Home Fires

The quiet ones who kept tending when no one was watching. The light that stayed on.


The people who change the world are not always the ones in the headlines. Often they are the ones who simply refused to let the light go out who kept tending, kept gathering, kept believing, when no one was watching. This page exists to remember them.

In the highlands of Papua New Guinea, tribal conflict had raged for generations. Women were being forced to marry men with guns. Children could not go to school. Then a group of women Angela Apa, Agnes Apa, Mary Kini walked from enemy tribe to enemy tribe. "Enemies are for men, not for us women," they said. They formed Kup Women for Peace. They educated women across tribal lines. They united them. And when the women stood together and said, "Who is the man who has the guts to fight us?" the fighting stopped. Not because the men were afraid. Because the women had built something the men could not break.

In Kenya, Sahlim Charles works across six counties, fifty-five schools, and thirty-five churches through his organization Re-Imagining New Communities. His approach: understand each community's unique problems and find community-led solutions. No two communities are the same. He also works with faith leaders recognizing that 75.8% of the world identifies with a religion, and that faith communities are among the most powerful existing networks for peace. The children he taught years ago are now mentors themselves. "People are growing up with us," he says.

Rural Women Peace Link in Kenya's North Rift Valley works at the intersection of peacebuilding, gender justice, and development. They train women to mediate local conflicts, use radio to spread messages of tolerance, and hold local government accountable. Their premise: women in conflict zones are not just victims they are the most effective peacebuilders, because they are the ones who must keep living beside their former enemies after the fighting stops.

These are not theories. These are people who saw the fire going out and decided to tend it.


Key Profiles & Organizations:

Kup Women for Peace, Papua New Guinea Featured by the UN Spotlight Initiative.
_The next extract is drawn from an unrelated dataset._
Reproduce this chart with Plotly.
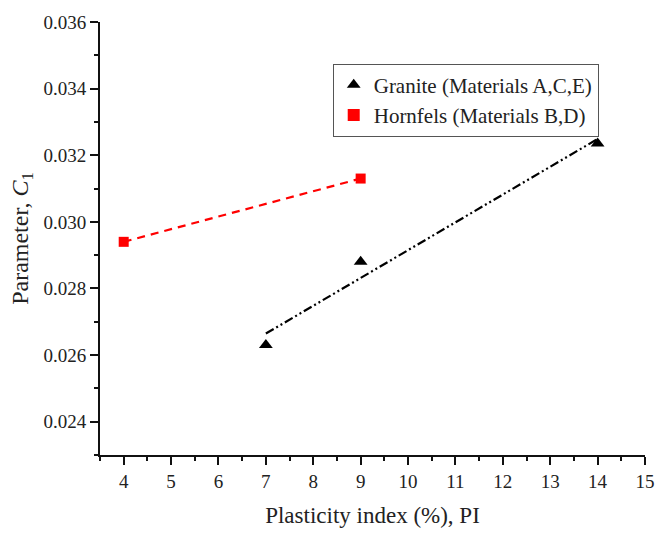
import numpy as np
import plotly.graph_objects as go

# Data
granite_pi = [7, 9, 14]
granite_c1 = [0.0263, 0.0288, 0.03235]
hornfels_pi = [4, 9]
hornfels_c1 = [0.0294, 0.0313]
granite_name = "Granite (Materials A,C,E)"
hornfels_name = "Hornfels (Materials B,D)"
x_ticks = list(range(4, 16))
y_ticks = [0.024, 0.026, 0.028, 0.030, 0.032, 0.034, 0.036]

FONT = "Liberation Serif, Times New Roman, serif"

# Linear fits
g_coef = np.polyfit(granite_pi, granite_c1, 1)
g_fx = [min(granite_pi), max(granite_pi)]
g_fy = list(np.polyval(g_coef, g_fx))
h_coef = np.polyfit(hornfels_pi, hornfels_c1, 1)
h_fx = [min(hornfels_pi), max(hornfels_pi)]
h_fy = list(np.polyval(h_coef, h_fx))

fig = go.Figure()
fig.add_trace(go.Scatter(x=g_fx, y=g_fy, mode="lines", showlegend=False,
                         line=dict(color="black", width=2.2, dash="9px,3px,2px,3px,2px,3px")))
fig.add_trace(go.Scatter(x=h_fx, y=h_fy, mode="lines", showlegend=False,
                         line=dict(color="#ff0000", width=2.2, dash="8px,6px")))
fig.add_trace(go.Scatter(x=granite_pi, y=granite_c1, mode="markers", name=granite_name,
                         marker=dict(symbol="triangle-up", size=12, color="black")))
fig.add_trace(go.Scatter(x=hornfels_pi, y=hornfels_c1, mode="markers", name=hornfels_name,
                         marker=dict(symbol="square", size=10, color="#ff0000")))

axis_common = dict(showgrid=False, zeroline=False, showline=True, linecolor="#111",
                   linewidth=2, tickcolor="#111", tickwidth=2)

fig.update_layout(
    width=667, height=536,
    margin=dict(l=100, r=12, t=20, b=68),
    plot_bgcolor="white", paper_bgcolor="white",
    font=dict(family=FONT, size=19, color="#222"),
    showlegend=True,
    legend=dict(x=0.427, y=0.904, xanchor="left", yanchor="top",
                bordercolor="#555", borderwidth=1, bgcolor="white",
                font=dict(family=FONT, size=21, color="#222"),
                itemsizing="constant", tracegroupgap=0),
    xaxis=dict(range=[3.5, 15], tickvals=x_ticks, ticks="outside", ticklen=8,
               minor=dict(dtick=0.5, ticks="outside", ticklen=4, tickcolor="#111", tickwidth=2),
               title=dict(text="Plasticity index (%), PI", font=dict(size=23), standoff=16),
               tickfont=dict(size=19), **axis_common),
    yaxis=dict(range=[0.023, 0.036], tickvals=y_ticks, tickformat=".3f", ticks="outside", ticklen=8,
               minor=dict(dtick=0.001, tick0=0.023, ticks="outside", ticklen=4, tickcolor="#111", tickwidth=2),
               title=dict(text="Parameter, <i>C</i><sub>1</sub>", font=dict(size=24), standoff=8),
               tickfont=dict(size=19), **axis_common),
    xaxis2=dict(range=[3.5, 15], overlaying="x", side="top", anchor="y", tickvals=x_ticks,
                showticklabels=False, ticks="inside", ticklen=8,
                minor=dict(dtick=0.5, ticks="inside", ticklen=4, tickcolor="#111", tickwidth=2),
                **axis_common),
    yaxis2=dict(range=[0.023, 0.036], overlaying="y", side="right", anchor="x", tickvals=y_ticks,
                showticklabels=False, ticks="inside", ticklen=8,
                minor=dict(dtick=0.001, tick0=0.023, ticks="inside", ticklen=4, tickcolor="#111", tickwidth=2),
                **axis_common),
)

fig.write_html("out.html")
Women-led organization that ended tribal conflicts by uniting women across enemy tribes, using the motto: "Enemies are for men, not for us women."

Sahlim Charles, Executive Director of Re-Imagining New Communities, Kenya Grassroots peacebuilder working across 6 counties, 55 schools, and 35 churches, building community-led solutions through faith-based dialogue and youth mentorship.

Rural Women Peace Link, Kenya Grassroots women-led organization promoting peacebuilding, governance, and development in conflict-prone areas of the North Rift Valley.

Peacemakers Network Global network of locally-led peacebuilding organizations, amplifying the importance of local leadership in building sustainable peace.

Prison Fellowship Rwanda Founded the Action-Based Reconciliation Model, creating reconciliation villages where genocide survivors and former perpetrators live together, rebuilding trust and community.


You do not need to travel to Papua New Guinea or Kenya. Look at your own community. Who is already tending the fire? The person running the community meal program. The teacher who makes every child feel seen. The neighbor who reaches across a political divide. They are there. Help them. Or be them.